:: PROBLEM ::
Only the lines from the start of the data through the line containing "Tasa estandarizada a" should be written out, exactly as they are, with both ends included and the pictures left out.

:: PROVIDED DATA ::

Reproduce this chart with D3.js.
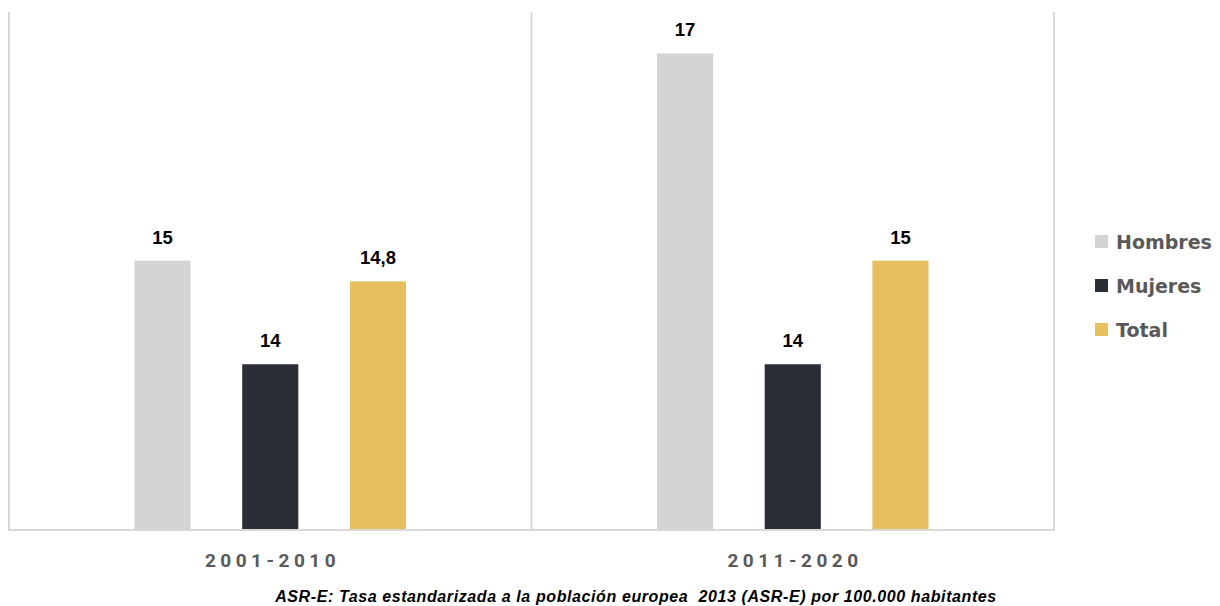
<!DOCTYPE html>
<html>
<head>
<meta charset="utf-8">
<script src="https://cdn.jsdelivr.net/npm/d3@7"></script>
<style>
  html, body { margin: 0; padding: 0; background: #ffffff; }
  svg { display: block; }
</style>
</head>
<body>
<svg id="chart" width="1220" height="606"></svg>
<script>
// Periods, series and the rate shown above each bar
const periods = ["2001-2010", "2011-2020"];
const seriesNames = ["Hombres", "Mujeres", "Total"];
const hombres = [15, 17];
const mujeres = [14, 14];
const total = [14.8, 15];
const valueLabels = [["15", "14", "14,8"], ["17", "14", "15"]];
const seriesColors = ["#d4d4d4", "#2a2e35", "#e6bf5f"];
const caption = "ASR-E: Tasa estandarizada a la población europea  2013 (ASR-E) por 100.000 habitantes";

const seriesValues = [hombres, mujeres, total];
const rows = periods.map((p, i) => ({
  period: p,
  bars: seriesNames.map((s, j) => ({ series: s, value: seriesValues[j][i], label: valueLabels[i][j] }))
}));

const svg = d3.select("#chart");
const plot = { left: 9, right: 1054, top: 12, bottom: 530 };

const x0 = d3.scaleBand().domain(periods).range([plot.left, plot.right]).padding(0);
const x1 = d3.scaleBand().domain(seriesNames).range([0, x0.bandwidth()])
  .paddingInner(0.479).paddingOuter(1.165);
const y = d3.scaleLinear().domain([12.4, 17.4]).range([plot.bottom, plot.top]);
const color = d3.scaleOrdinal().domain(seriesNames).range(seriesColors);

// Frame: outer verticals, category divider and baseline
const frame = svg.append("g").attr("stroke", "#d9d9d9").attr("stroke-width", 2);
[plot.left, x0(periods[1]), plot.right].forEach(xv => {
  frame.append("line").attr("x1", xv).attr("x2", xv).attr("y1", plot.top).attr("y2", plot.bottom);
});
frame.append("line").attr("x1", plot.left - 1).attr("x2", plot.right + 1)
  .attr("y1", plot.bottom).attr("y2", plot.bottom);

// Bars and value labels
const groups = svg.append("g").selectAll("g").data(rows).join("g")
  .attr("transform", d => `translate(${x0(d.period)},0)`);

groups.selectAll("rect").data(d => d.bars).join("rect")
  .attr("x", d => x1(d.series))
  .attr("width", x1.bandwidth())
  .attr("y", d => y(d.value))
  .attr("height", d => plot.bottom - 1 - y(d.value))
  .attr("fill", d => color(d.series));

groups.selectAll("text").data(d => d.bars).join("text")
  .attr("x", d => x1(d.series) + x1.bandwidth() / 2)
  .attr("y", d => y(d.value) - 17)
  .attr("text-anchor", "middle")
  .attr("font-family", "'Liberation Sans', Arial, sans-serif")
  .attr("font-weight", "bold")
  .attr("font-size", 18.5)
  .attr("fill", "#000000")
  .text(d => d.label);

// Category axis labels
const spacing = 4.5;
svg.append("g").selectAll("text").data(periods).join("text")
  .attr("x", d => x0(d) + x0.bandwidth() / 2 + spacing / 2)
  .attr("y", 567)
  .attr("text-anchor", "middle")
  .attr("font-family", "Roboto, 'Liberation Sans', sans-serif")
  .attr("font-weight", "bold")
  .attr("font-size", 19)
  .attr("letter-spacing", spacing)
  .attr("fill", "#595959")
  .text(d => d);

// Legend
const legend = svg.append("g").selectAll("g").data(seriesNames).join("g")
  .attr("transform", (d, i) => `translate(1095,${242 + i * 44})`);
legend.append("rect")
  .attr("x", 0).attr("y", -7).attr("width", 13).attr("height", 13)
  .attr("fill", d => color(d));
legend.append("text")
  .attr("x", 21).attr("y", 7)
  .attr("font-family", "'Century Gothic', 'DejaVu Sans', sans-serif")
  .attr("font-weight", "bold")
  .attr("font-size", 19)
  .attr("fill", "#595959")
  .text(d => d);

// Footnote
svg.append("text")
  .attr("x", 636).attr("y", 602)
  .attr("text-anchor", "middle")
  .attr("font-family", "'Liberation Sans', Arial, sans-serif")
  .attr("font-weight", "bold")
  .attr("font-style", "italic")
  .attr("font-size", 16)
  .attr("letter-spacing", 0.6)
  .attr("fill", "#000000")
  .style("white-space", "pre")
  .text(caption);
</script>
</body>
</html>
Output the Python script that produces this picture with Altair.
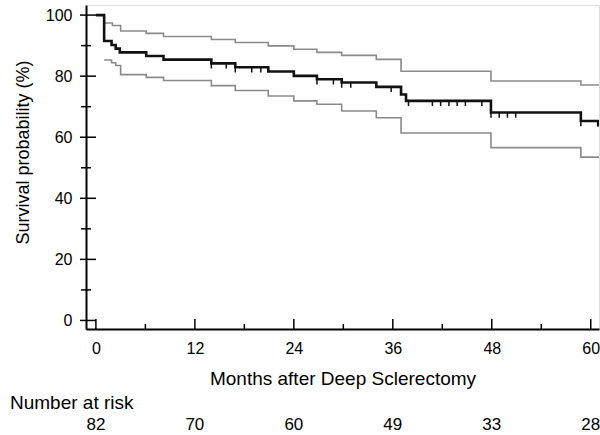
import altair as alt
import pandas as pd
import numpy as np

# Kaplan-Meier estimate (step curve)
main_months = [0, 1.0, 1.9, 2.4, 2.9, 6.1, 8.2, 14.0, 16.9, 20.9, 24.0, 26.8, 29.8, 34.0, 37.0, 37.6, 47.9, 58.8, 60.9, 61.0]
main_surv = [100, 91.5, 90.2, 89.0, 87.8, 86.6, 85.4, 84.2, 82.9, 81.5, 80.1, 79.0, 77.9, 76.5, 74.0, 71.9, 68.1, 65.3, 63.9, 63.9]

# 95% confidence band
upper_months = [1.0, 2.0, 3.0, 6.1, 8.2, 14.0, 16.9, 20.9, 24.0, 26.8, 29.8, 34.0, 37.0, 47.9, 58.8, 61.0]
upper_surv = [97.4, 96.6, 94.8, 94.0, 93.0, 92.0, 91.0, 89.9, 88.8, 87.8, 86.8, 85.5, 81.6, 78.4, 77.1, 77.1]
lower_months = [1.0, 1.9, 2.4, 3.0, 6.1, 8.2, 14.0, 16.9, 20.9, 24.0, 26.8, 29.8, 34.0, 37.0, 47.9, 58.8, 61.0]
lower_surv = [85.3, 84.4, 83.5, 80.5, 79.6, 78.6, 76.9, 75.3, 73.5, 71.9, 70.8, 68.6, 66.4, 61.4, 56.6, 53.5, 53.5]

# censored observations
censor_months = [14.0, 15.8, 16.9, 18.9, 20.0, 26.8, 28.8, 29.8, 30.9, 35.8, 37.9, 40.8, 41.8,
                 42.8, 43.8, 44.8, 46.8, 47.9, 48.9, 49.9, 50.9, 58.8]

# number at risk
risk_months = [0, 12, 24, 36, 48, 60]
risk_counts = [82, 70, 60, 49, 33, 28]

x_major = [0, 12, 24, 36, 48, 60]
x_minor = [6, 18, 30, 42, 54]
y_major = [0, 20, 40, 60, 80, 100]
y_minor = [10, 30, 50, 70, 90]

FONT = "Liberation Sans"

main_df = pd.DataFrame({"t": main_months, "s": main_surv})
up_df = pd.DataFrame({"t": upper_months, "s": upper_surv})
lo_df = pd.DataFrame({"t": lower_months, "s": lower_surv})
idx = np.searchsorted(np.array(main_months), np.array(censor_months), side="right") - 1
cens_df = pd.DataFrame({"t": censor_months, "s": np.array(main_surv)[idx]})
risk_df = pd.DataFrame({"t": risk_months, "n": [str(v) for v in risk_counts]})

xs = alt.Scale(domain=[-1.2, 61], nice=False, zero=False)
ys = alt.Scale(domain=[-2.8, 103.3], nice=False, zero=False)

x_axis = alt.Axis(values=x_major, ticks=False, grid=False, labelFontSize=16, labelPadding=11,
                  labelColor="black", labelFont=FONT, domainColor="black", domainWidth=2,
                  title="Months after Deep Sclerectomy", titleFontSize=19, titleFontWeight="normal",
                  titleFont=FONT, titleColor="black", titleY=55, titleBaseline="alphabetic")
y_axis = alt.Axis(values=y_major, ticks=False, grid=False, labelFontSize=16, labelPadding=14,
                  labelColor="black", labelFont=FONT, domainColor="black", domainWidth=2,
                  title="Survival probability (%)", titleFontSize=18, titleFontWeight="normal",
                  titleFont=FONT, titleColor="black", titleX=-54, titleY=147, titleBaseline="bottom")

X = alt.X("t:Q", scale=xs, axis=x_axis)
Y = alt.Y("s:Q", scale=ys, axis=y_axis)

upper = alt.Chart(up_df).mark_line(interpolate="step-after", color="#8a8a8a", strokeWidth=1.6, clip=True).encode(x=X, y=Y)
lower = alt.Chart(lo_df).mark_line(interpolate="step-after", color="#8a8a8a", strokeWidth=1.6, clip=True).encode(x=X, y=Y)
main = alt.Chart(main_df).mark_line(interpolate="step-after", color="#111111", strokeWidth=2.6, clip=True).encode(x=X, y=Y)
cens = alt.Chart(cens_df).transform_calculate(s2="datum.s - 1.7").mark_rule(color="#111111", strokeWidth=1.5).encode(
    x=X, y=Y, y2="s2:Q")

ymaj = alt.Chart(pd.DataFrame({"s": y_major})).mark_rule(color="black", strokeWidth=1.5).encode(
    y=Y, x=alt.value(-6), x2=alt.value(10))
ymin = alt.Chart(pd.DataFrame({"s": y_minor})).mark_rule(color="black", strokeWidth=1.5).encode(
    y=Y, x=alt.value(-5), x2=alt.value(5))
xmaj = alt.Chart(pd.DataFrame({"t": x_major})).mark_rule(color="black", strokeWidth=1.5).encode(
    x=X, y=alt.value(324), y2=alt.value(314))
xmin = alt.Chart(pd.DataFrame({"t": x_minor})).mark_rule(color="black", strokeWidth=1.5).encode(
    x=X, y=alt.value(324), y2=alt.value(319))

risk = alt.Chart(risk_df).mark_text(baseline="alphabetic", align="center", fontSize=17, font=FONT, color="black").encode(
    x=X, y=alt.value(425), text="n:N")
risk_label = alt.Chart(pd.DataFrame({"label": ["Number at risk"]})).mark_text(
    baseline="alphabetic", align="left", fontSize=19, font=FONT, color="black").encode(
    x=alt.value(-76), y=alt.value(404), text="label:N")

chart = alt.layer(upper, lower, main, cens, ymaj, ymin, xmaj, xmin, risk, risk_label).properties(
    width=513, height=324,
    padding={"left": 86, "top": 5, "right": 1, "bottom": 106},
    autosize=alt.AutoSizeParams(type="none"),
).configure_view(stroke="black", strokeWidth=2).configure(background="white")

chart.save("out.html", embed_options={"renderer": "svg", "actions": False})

:: EXERCISE RESPONSE ::
Reproduce this chart with D3.js.
<!DOCTYPE html>
<html>
<head>
<meta charset="utf-8">
<script src="https://cdn.jsdelivr.net/npm/d3@7"></script>
<style>
  html, body { margin: 0; padding: 0; background: #ffffff; }
  svg { display: block; }
</style>
</head>
<body>
<svg id="chart" width="1220" height="606"></svg>
<script>
// Periods, series and the rate shown above each bar
const periods = ["2001-2010", "2011-2020"];
const seriesNames = ["Hombres", "Mujeres", "Total"];
const hombres = [15, 17];
const mujeres = [14, 14];
const total = [14.8, 15];
const valueLabels = [["15", "14", "14,8"], ["17", "14", "15"]];
const seriesColors = ["#d4d4d4", "#2a2e35", "#e6bf5f"];
const caption = "ASR-E: Tasa estandarizada a la población europea  2013 (ASR-E) por 100.000 habitantes";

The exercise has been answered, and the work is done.